Gaijin - The Japanese word for "foreigner". Literally translated it means "outside person". I've always used this as the working title for the story I want to tell. I have had bits and pieces of it floating around in my head forever. I've always envisioned writing a very Michner-esque novel about the dynasty that spawned me. The complete serendipity of two families a world away, so completely different, and yet surprisingly just the same, that come together. What are the odds? I think it's time to get it all out.
I lost my dad this year and it is to date probably the single most devastating event in my life. I don't know that anyone is ever ready or can be, but I wasn't the least bit prepared. This possibility was not one I had seriously considered and refused to accept. My father's passing has defined what profound loss means for me and for my family. I'm not sure I will ever recover, there is no new normal for us, but this has reminded me that I wish I would have told his story when he was still here to read it. This is a regret I have to carry and I cannot fix.

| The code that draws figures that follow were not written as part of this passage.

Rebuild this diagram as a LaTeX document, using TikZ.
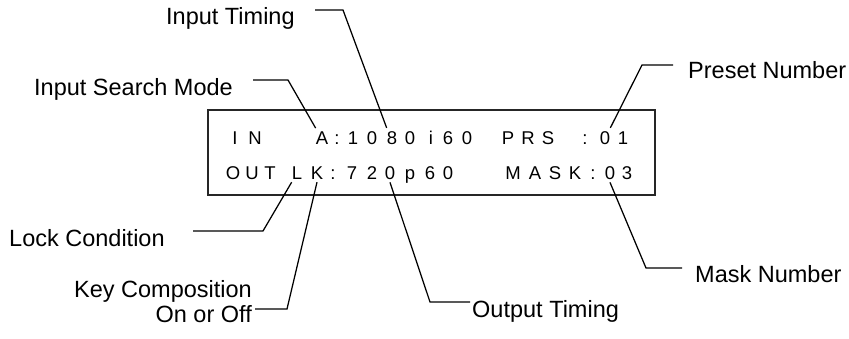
\documentclass[tikz,border=0pt]{standalone}
\usepackage{fontspec}
\setmainfont{Liberation Sans}
\begin{document}
\begin{tikzpicture}[x=1pt, y=-1pt,
    lcd/.style={anchor=base, inner xsep=0pt, inner ysep=3pt, text=black,
                font=\fontsize{18.5}{20}\selectfont},
    tag/.style={inner sep=0pt, font=\fontsize{23.5}{25}\selectfont},
    leader/.style={line width=1.25pt, line join=miter}]
    \useasboundingbox (0,0) rectangle (849,338);

    % LCD panel
    \draw[line width=1.7pt, black!85] (208,110) rectangle (655,195);
    % top row
    \foreach \x/\ch [count=\i] in {235/I,255/N,322/A,337/:,353/1,372/0,392/8,410/0,
        431/i,448/6,467/0,508/P,528/R,548/S,585/:,605/0,623/1} {
        \node[lcd] (in\i) at (\x,144) {\ch};
    }
    % bottom row
    \foreach \x/\ch [count=\i] in {233/O,252/U,270/T,297/L,317/K,333/:,352/7,372/2,
        390/0,410/p,430/6,448/0,513/M,535/A,555/S,575/K,593/:,610/0,627/3} {
        \node[lcd] (out\i) at (\x,179) {\ch};
    }

    % Labels
    \node[tag, anchor=base west] (timing) at (166,24) {Input Timing};
    \node[tag, anchor=base west] (search) at (34,95) {Input Search Mode};
    \node[tag, anchor=base west] (preset) at (688,78) {Preset Number};
    \node[tag, anchor=base west] (lock) at (9,246) {Lock Condition};
    \node[tag, anchor=east, align=right] (keycomp) at (252,302) {Key Composition\\On or Off};
    \node[tag, anchor=base west] (outtiming) at (472,317) {Output Timing};
    \node[tag, anchor=base west] (mask) at (695,282) {Mask Number};

    % leader lines: free end, bend, then onto the character
    \coordinate (timingend) at (315,10);   \coordinate (timingbend) at (343,10);
    \coordinate (searchend) at (253,80);   \coordinate (searchbend) at (288,80);
    \coordinate (presetend) at (673,65);   \coordinate (presetbend) at (642,65);
    \coordinate (lockend) at (193,231);    \coordinate (lockbend) at (263,231);
    \coordinate (keyend) at (255,309);     \coordinate (keybend) at (287,309);
    \coordinate (outend) at (470,302);     \coordinate (outbend) at (430,302);
    \coordinate (maskend) at (682,268);    \coordinate (maskbend) at (646,268);

    \draw[leader] (timingend) -- (timingbend) -- (in7.north west);
    \draw[leader] (searchend) -- (searchbend) -- (in3.north west);
    \draw[leader] (presetend) -- (presetbend) -- (in16.north east);
    \draw[leader] (lockend) -- (lockbend) -- (out4.south west);
    \draw[leader] (keyend) -- (keybend) -- (out5.south);
    \draw[leader] (outend) -- (outbend) -- (out9.south);
    \draw[leader] (maskend) -- (maskbend) -- (out18.south);
\end{tikzpicture}
\end{document}
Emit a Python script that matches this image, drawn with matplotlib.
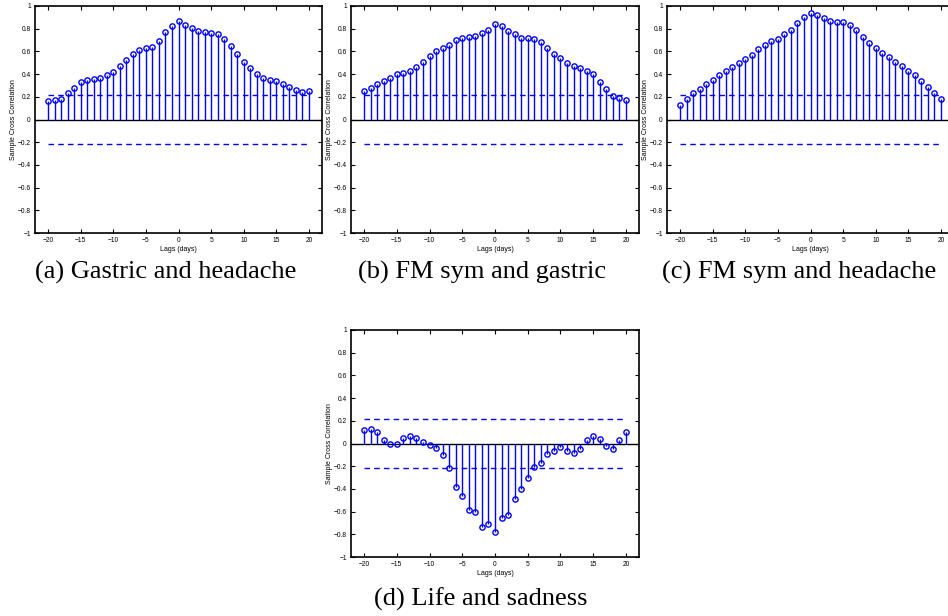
import numpy as np
import matplotlib
matplotlib.use("Agg")
import matplotlib.pyplot as plt

plt.rcParams["font.family"] = "Liberation Sans"

# cross-correlation values, lags -20..20 days
lags = np.arange(-20, 21)

gastric_headache = [0.16, 0.17, 0.18, 0.23, 0.28, 0.33, 0.35, 0.36, 0.37, 0.39, 0.42,
                    0.47, 0.52, 0.58, 0.61, 0.63, 0.64, 0.69, 0.77, 0.82, 0.87,
                    0.83, 0.81, 0.78, 0.77, 0.76, 0.75, 0.71, 0.65, 0.58, 0.51,
                    0.45, 0.40, 0.37, 0.35, 0.34, 0.31, 0.29, 0.26, 0.24, 0.25]

fm_gastric = [0.25, 0.28, 0.31, 0.34, 0.37, 0.40, 0.41, 0.43, 0.46, 0.51, 0.56,
              0.60, 0.63, 0.66, 0.70, 0.72, 0.73, 0.74, 0.76, 0.79, 0.84,
              0.82, 0.78, 0.75, 0.72, 0.72, 0.71, 0.68, 0.63, 0.58, 0.54,
              0.50, 0.47, 0.45, 0.43, 0.40, 0.33, 0.27, 0.21, 0.19, 0.17]

fm_headache = [0.13, 0.18, 0.23, 0.27, 0.31, 0.35, 0.39, 0.43, 0.46, 0.50, 0.53,
               0.57, 0.62, 0.66, 0.69, 0.71, 0.75, 0.79, 0.85, 0.90, 0.94,
               0.92, 0.89, 0.87, 0.86, 0.86, 0.83, 0.79, 0.73, 0.67, 0.63,
               0.59, 0.55, 0.51, 0.47, 0.43, 0.39, 0.34, 0.29, 0.23, 0.18]

life_sadness = [0.12, 0.13, 0.10, 0.03, 0.00, 0.00, 0.05, 0.07, 0.05, 0.01, -0.01,
                -0.04, -0.10, -0.22, -0.38, -0.46, -0.59, -0.60, -0.74, -0.71, -0.78,
                -0.66, -0.63, -0.49, -0.40, -0.30, -0.21, -0.17, -0.09, -0.07, -0.03,
                -0.07, -0.08, -0.05, 0.03, 0.07, 0.04, -0.02, -0.05, 0.03, 0.10]

bound = 0.22  # approx 95% confidence bound

captions = ["(a) Gastric and headache", "(b) FM sym and gastric",
            "(c) FM sym and headache", "(d) Life and sadness"]
series = [gastric_headache, fm_gastric, fm_headache, life_sadness]

W, H = 948, 616
# axes boxes in pixels: left, top, right, bottom
boxes = [(35, 6, 322, 233), (351, 6, 639, 233), (667, 6, 954, 233), (351, 330, 639, 557)]
# caption centre x and baseline y, in pixels
cap_pos = [(166, 279), (482, 279), (799, 279), (481, 606)]

fig = plt.figure(figsize=(W / 100, H / 100), dpi=100)

for vals, cap, (l, t, r, b), (cx, cy) in zip(series, captions, boxes, cap_pos):
    ax = fig.add_axes([l / W, 1 - b / H, (r - l) / W, (b - t) / H])
    vals = np.array(vals)
    ax.vlines(lags, 0, vals, color="#0000ff", lw=1.0, zorder=2)
    ax.plot(lags, vals, "o", ms=3.8, mfc="none", mec="#0000ff", mew=1.0, zorder=3)
    ax.axhline(0, color="black", lw=1.0, zorder=1)
    ax.plot([-20, 20], [bound, bound], "--", color="#0000ff", lw=1.0, dashes=(4, 3))
    ax.plot([-20, 20], [-bound, -bound], "--", color="#0000ff", lw=1.0, dashes=(4, 3))
    ax.set_xlim(-22, 22)
    ax.set_ylim(-1, 1)
    ax.set_xticks(np.arange(-20, 21, 5))
    ax.set_yticks(np.round(np.arange(-1, 1.01, 0.2), 1))
    ax.set_yticklabels(["\u22121", "\u22120.8", "\u22120.6", "\u22120.4", "\u22120.2",
                        "0", "0.2", "0.4", "0.6", "0.8", "1"])
    ax.set_xticklabels(["\u221220", "\u221215", "\u221210", "\u22125", "0",
                        "5", "10", "15", "20"])
    ax.tick_params(direction="in", length=3, width=0.8, top=True, right=True,
                   labelsize=4.8, pad=3)
    for s in ax.spines.values():
        s.set_linewidth(1.2)
    ax.set_xlabel("Lags (days)", fontsize=5, labelpad=1)
    ax.set_ylabel("Sample Cross Correlation", fontsize=5, labelpad=0.5)
    fig.text(cx / W, 1 - cy / H, cap, ha="center", va="baseline",
             family="Liberation Serif", fontsize=19)

fig.savefig("out.png", dpi=100)
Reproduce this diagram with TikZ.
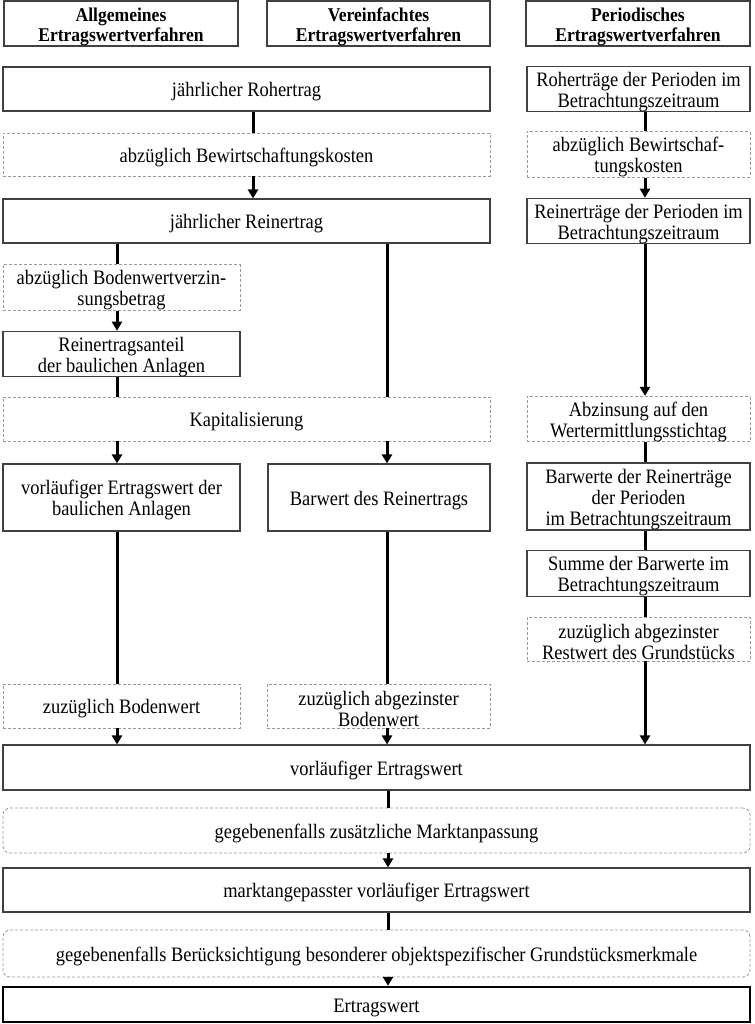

I will not add to it though, I will tell the story and finish it in the coming year. So Gaijin, this story in my heart that wants to be told, is so aptly named. It may be the only single word that describes all aspects of this story, my life, my background, my history, my current situation. I am always on the outside looking in. Even surrounded by people and loved ones, I am apart, but I am comfortable here. I never see this as a bad thing or something I should be ashamed to feel. It is my badge of honor. It defines courage. It captures loss. It is filled with love. It was quintessentially, his story. And now it is my story.